舉起手,攤開十指,枝條間的陽光就輕輕地落在我的掌上,是多么氣韻生動和血脈暢通的春色,連呼吸慢慢變得澄澈、透明。人影往來晃動,雞鳴犬吠,街道的塵埃像花朵一樣緩緩升起。喧嘩、客套、熱鬧,就像隔了幾重水波似的聽不大真實,送了一程又一程。車內不時有米粒大小旋舞的飛蟲出入、移動或停駐,迷離中透著親切。這是鄉間最富饒的飾物,環佩一樣在紛紛飛揚的周圍,精致到了極限。
老屋依舊,還是孤零零地呈半臥狀,如同多年前我離去的時候,也圈著一層黃土的光暈。
這時的老屋似乎刻意拒絕了每個企圖闖入的人,從晨到昏,從夜到晝。歲月漫漫,埋藏了無盡的氣候節令、草嘶蚊鳴、雨雪風云、人事哀樂的現實世界里的一切。我不由想起了與這塊土地有關的一切,然有一種感激之情也因此而生。前人辛勞的身影,拼盡了最后一份氣力,而從這海水退去的地方耕耘出一塊塊田畝,哺育了世世代代。我還看到時光從不露聲色中露出銳利的鋒芒,繽紛的夢想失去了色彩,童年的天空褪成純凈的灰白,甚至來不及令人去感嘆和回憶。
在若干年以后,留給我的,卻是一個個熟悉卻又無法重逢的面容。那一刻,在外奔波的靈魂滄然涕下。
人至中年,日月星辰在頭頂上旋轉,默契為深刻可感的時空,先人的蹤跡已無處可覓。往事又忽然感到遙遠起來,過去也逐漸地變得模糊,有些友誼和親情的面孔都在記憶的河床慢慢地下沉,有一些永遠地、無可挽回地沉入了淤泥。一絲白日里從不曾體悟的感傷,茫然與脆弱,悄悄爬上了心頭。
熱淚注滿了眼眶,想起入伍時母親的囑咐,到了部隊一定先寫封家書回來一樣,我一邊寫信一邊暗自流淚。初次離家,不知說什么好。
終會有老去的時候,苦澀之所以可以回甘,是因為盡心盡力地投入過,不留余地的活著,拾回在滾滾紅塵中所失落的天機與童心。如果有愛,怎么能讓自己成為一個沒有故鄉、沒有老家的人呢?
紙上返鄉,這何嘗不是一次重返內心的過程?我默默企望一次沒有距離的超越,一次沒有臺階的升華,潛沉于被時光塵封的世界。一個澄凈如水的夜晚,這是一種真實的期盼,由于這期盼,一些黯淡乏味的夜晚都有了蓬勃和濕潤的氣息,星星像一顆顆幽藍色的燈籠又掛滿了天空。我是從老式鐘表的“滴答”聲中,重新得以溫暖、得以滋養、得以撫慰、得以希翼。

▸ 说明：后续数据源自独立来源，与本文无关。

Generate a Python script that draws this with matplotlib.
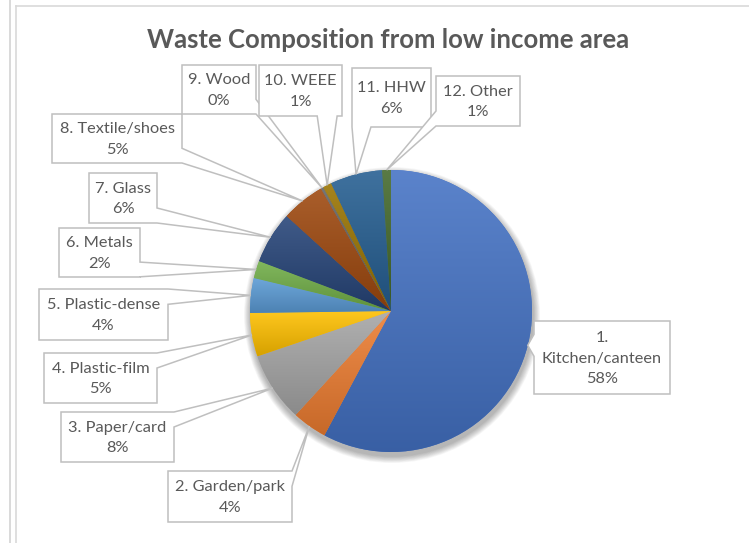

人生如行云,似流水,在悄無聲息地承受著命運送給的一切,告訴機遇的稍縱即逝和命運的陰晴難料、圓缺無常。無論沉重還是輕松,枯竭還是豐盈的狀態,不知有多少人就從這行云流水的時光中匆匆走遠了。
老家,卻獨自在塵土里閃爍著光輝。
從這時起,我站在遙遠異鄉的風中遙望,或透過厚厚的眼鏡片,重新認識原本十分熟悉的人與事,給筑夢的心靈一道可供仰仗的歸途。